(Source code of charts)
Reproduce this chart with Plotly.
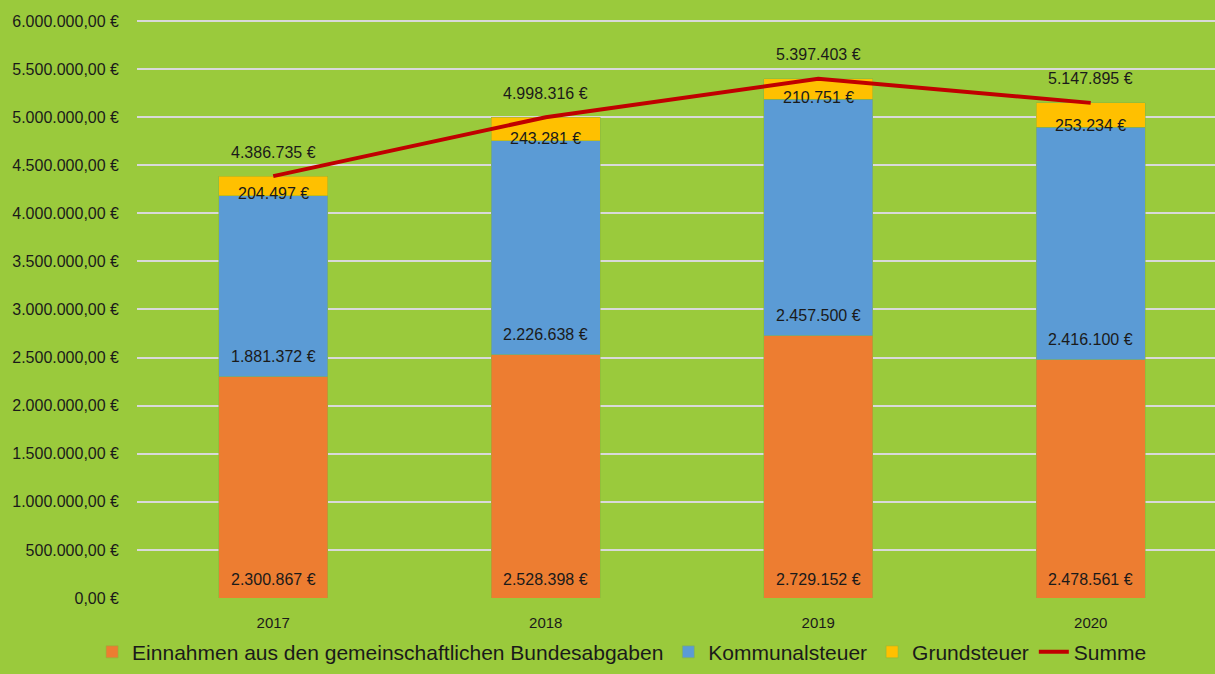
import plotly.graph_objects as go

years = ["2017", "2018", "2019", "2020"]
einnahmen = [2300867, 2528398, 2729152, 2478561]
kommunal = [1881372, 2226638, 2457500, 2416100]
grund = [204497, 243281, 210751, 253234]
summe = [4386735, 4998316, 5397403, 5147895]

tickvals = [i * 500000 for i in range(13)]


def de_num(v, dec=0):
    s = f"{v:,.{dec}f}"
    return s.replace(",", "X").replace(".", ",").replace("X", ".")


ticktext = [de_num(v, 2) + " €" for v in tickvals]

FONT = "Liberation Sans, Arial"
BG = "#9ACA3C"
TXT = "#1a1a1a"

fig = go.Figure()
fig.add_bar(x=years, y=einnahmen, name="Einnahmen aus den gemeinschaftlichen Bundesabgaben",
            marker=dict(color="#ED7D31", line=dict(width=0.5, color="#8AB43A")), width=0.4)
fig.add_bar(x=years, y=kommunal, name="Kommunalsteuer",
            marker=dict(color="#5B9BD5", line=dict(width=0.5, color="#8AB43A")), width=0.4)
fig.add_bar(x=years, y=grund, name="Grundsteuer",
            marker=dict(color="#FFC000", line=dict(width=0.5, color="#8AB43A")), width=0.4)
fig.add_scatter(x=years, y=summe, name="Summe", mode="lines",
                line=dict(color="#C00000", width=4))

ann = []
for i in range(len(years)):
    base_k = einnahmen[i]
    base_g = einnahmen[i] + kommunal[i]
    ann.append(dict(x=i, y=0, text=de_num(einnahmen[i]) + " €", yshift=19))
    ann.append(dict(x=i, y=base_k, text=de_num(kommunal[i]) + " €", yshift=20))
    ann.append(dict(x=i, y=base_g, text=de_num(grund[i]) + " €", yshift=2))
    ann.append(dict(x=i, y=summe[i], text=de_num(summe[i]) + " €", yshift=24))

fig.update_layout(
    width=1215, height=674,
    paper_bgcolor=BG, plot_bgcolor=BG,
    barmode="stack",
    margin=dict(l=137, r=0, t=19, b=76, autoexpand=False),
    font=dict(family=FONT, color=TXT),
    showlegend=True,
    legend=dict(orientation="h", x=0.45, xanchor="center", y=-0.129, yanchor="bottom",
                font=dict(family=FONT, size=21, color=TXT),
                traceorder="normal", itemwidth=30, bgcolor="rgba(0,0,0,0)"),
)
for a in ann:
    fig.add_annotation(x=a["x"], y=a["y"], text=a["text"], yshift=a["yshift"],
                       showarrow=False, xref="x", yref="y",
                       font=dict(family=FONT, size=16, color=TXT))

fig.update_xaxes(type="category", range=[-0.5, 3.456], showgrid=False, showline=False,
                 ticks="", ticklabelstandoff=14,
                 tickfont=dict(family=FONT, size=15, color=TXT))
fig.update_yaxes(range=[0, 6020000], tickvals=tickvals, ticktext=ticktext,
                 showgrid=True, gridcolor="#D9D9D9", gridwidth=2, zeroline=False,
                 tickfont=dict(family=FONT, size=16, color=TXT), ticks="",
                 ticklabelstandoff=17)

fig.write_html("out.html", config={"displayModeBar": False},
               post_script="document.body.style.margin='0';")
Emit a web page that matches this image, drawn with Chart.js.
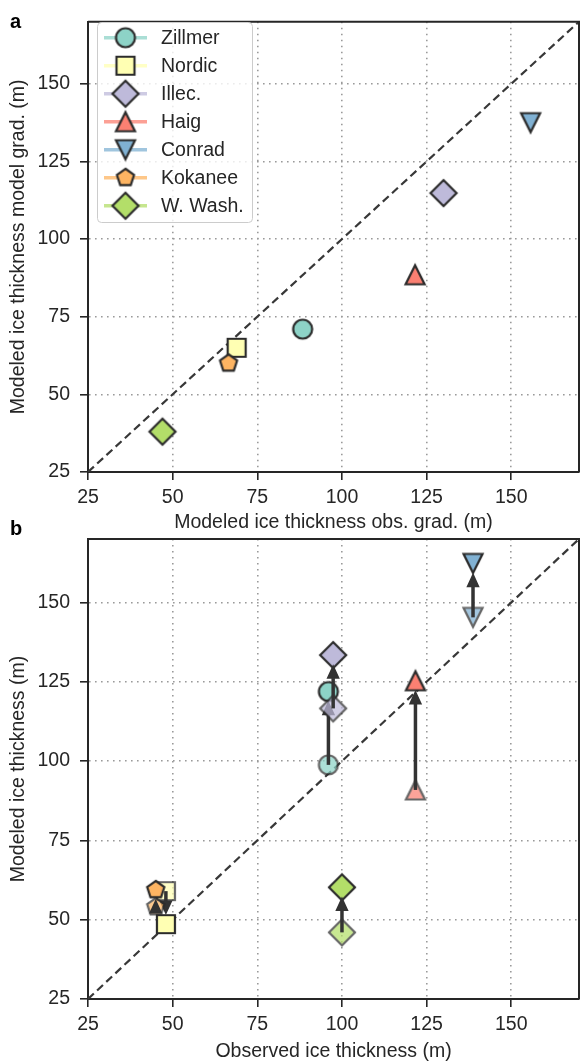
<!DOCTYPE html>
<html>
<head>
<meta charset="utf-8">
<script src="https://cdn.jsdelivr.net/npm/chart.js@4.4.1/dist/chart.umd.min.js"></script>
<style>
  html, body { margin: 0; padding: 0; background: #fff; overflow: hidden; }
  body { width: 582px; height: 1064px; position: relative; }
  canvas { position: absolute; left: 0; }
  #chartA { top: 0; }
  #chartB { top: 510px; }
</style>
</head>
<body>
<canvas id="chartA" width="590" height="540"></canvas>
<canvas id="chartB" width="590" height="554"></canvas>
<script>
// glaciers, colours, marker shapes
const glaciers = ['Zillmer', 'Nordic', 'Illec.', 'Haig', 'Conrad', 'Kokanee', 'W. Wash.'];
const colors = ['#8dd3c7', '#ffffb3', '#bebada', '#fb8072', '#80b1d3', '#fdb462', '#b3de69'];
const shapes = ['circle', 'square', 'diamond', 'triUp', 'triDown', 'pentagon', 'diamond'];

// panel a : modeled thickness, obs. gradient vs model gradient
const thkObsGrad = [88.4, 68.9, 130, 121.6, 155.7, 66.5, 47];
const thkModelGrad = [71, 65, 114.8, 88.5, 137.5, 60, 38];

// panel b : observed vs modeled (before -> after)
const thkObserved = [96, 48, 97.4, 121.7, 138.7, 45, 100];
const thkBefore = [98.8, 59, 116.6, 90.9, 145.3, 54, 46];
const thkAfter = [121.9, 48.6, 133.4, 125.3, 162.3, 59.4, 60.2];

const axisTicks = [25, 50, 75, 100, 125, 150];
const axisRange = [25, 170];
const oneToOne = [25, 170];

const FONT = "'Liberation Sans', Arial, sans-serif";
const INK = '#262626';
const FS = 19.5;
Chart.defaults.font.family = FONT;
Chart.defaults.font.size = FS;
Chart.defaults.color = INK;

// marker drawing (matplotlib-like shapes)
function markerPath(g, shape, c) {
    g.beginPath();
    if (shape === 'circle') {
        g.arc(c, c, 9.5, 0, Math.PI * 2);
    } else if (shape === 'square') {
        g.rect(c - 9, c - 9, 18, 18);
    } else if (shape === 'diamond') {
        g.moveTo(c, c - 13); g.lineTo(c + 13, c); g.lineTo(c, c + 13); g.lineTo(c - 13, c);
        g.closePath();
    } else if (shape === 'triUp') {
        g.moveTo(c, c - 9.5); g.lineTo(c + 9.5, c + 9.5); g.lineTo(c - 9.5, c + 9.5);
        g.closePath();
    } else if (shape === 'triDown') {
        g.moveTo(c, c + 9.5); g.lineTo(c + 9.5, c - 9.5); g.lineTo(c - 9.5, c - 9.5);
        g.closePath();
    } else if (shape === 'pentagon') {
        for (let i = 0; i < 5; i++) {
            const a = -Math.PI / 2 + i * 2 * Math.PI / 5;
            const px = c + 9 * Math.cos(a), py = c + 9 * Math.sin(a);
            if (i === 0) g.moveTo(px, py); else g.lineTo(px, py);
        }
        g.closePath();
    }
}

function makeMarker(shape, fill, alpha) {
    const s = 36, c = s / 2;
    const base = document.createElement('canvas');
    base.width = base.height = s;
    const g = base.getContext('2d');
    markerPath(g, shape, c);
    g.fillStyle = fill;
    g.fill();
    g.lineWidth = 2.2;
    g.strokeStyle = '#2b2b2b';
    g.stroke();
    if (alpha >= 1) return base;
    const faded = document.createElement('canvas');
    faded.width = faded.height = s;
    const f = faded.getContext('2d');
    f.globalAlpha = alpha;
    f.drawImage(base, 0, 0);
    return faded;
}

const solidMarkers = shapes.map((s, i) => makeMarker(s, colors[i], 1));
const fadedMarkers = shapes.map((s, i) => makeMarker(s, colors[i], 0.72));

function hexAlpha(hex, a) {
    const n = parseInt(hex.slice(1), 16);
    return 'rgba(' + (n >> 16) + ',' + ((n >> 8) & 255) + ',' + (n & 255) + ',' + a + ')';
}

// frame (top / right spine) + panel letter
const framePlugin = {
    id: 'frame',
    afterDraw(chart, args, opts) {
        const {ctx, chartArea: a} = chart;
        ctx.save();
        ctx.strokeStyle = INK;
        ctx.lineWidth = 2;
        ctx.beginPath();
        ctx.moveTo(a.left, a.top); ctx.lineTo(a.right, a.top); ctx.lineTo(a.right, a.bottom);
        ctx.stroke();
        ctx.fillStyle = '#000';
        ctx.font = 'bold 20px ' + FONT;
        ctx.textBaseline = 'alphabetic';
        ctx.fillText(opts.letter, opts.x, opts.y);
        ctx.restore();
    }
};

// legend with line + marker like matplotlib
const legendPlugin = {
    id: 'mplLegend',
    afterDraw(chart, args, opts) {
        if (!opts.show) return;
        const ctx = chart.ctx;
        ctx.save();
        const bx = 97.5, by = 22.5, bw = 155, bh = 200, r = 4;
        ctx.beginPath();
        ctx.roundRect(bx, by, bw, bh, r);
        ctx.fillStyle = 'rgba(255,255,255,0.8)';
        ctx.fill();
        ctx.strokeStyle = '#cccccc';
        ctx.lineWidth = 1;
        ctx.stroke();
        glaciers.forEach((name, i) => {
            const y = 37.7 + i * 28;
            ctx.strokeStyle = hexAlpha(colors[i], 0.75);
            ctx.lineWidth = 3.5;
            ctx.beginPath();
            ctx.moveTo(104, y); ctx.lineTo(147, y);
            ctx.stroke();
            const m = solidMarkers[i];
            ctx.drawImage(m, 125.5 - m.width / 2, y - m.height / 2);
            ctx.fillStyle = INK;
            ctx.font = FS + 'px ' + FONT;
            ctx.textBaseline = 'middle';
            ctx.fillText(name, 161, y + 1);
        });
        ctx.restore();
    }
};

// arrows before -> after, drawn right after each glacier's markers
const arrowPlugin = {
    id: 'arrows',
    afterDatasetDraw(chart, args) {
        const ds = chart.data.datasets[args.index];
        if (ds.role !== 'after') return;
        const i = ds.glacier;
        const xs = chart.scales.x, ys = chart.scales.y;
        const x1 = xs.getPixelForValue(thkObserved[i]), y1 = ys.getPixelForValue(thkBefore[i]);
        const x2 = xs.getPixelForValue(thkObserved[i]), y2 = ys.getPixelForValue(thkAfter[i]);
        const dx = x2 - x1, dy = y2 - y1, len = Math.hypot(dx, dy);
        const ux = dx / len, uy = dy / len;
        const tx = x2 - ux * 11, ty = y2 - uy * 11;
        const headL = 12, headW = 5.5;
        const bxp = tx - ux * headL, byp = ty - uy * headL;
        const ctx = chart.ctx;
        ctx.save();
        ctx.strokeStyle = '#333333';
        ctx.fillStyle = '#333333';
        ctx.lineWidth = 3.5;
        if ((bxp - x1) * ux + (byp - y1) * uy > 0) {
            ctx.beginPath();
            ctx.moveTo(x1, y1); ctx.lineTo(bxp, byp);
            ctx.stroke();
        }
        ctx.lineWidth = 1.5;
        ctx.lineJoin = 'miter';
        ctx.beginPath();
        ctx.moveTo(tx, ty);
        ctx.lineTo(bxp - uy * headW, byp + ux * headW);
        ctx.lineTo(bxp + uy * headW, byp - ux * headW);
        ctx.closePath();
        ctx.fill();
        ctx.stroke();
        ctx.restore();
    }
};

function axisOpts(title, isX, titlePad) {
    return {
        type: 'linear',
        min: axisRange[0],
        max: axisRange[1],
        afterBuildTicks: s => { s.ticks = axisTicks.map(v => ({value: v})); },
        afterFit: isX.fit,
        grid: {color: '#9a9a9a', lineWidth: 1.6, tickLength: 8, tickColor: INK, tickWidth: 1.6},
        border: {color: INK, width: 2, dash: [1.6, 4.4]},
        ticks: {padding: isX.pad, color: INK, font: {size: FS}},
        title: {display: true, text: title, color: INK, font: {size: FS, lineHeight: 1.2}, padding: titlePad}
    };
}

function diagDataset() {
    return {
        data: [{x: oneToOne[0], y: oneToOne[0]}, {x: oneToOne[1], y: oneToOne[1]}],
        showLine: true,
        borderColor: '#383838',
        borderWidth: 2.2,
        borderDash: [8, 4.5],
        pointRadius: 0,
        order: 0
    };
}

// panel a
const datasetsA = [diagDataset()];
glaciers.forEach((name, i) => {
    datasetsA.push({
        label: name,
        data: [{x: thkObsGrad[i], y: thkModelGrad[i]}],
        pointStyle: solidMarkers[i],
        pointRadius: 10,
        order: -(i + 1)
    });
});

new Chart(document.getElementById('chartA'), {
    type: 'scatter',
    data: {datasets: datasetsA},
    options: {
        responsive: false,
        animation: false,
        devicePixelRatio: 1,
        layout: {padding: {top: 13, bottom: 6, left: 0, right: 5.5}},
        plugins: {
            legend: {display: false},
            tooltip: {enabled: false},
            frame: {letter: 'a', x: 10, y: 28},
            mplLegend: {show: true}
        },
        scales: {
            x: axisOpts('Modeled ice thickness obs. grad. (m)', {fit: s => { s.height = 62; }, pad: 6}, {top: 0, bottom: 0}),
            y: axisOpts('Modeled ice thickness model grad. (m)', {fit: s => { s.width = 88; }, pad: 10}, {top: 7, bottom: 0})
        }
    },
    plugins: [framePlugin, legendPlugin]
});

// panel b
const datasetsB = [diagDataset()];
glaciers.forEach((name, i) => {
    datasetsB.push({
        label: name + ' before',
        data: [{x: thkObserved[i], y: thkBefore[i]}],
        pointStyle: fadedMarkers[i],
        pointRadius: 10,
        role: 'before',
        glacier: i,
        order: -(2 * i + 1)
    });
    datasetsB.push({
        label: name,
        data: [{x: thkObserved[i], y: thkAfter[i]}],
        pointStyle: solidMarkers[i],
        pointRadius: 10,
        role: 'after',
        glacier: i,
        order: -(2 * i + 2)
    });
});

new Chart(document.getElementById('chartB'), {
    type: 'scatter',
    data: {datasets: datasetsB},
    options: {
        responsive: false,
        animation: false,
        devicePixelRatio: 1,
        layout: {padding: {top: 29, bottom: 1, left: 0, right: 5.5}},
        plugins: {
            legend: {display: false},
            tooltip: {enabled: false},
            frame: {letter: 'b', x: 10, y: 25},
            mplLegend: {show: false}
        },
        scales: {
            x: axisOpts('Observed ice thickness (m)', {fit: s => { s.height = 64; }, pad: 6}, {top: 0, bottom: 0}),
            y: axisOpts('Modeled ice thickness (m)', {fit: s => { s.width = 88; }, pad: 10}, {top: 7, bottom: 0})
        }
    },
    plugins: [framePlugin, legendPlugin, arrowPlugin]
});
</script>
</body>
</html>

▸ What you will do: Give again, word for word, every line from the top of the data through the line with "font=dict(family=FONT, size=16, color=TXT))", both ends included, and exclude the pictures.

▸ Complete answer:
Reproduce this chart with Plotly.
import plotly.graph_objects as go

years = ["2017", "2018", "2019", "2020"]
einnahmen = [2300867, 2528398, 2729152, 2478561]
kommunal = [1881372, 2226638, 2457500, 2416100]
grund = [204497, 243281, 210751, 253234]
summe = [4386735, 4998316, 5397403, 5147895]

tickvals = [i * 500000 for i in range(13)]


def de_num(v, dec=0):
    s = f"{v:,.{dec}f}"
    return s.replace(",", "X").replace(".", ",").replace("X", ".")


ticktext = [de_num(v, 2) + " €" for v in tickvals]

FONT = "Liberation Sans, Arial"
BG = "#9ACA3C"
TXT = "#1a1a1a"

fig = go.Figure()
fig.add_bar(x=years, y=einnahmen, name="Einnahmen aus den gemeinschaftlichen Bundesabgaben",
            marker=dict(color="#ED7D31", line=dict(width=0.5, color="#8AB43A")), width=0.4)
fig.add_bar(x=years, y=kommunal, name="Kommunalsteuer",
            marker=dict(color="#5B9BD5", line=dict(width=0.5, color="#8AB43A")), width=0.4)
fig.add_bar(x=years, y=grund, name="Grundsteuer",
            marker=dict(color="#FFC000", line=dict(width=0.5, color="#8AB43A")), width=0.4)
fig.add_scatter(x=years, y=summe, name="Summe", mode="lines",
                line=dict(color="#C00000", width=4))

ann = []
for i in range(len(years)):
    base_k = einnahmen[i]
    base_g = einnahmen[i] + kommunal[i]
    ann.append(dict(x=i, y=0, text=de_num(einnahmen[i]) + " €", yshift=19))
    ann.append(dict(x=i, y=base_k, text=de_num(kommunal[i]) + " €", yshift=20))
    ann.append(dict(x=i, y=base_g, text=de_num(grund[i]) + " €", yshift=2))
    ann.append(dict(x=i, y=summe[i], text=de_num(summe[i]) + " €", yshift=24))

fig.update_layout(
    width=1215, height=674,
    paper_bgcolor=BG, plot_bgcolor=BG,
    barmode="stack",
    margin=dict(l=137, r=0, t=19, b=76, autoexpand=False),
    font=dict(family=FONT, color=TXT),
    showlegend=True,
    legend=dict(orientation="h", x=0.45, xanchor="center", y=-0.129, yanchor="bottom",
                font=dict(family=FONT, size=21, color=TXT),
                traceorder="normal", itemwidth=30, bgcolor="rgba(0,0,0,0)"),
)
for a in ann:
    fig.add_annotation(x=a["x"], y=a["y"], text=a["text"], yshift=a["yshift"],
                       showarrow=False, xref="x", yref="y",
                       font=dict(family=FONT, size=16, color=TXT))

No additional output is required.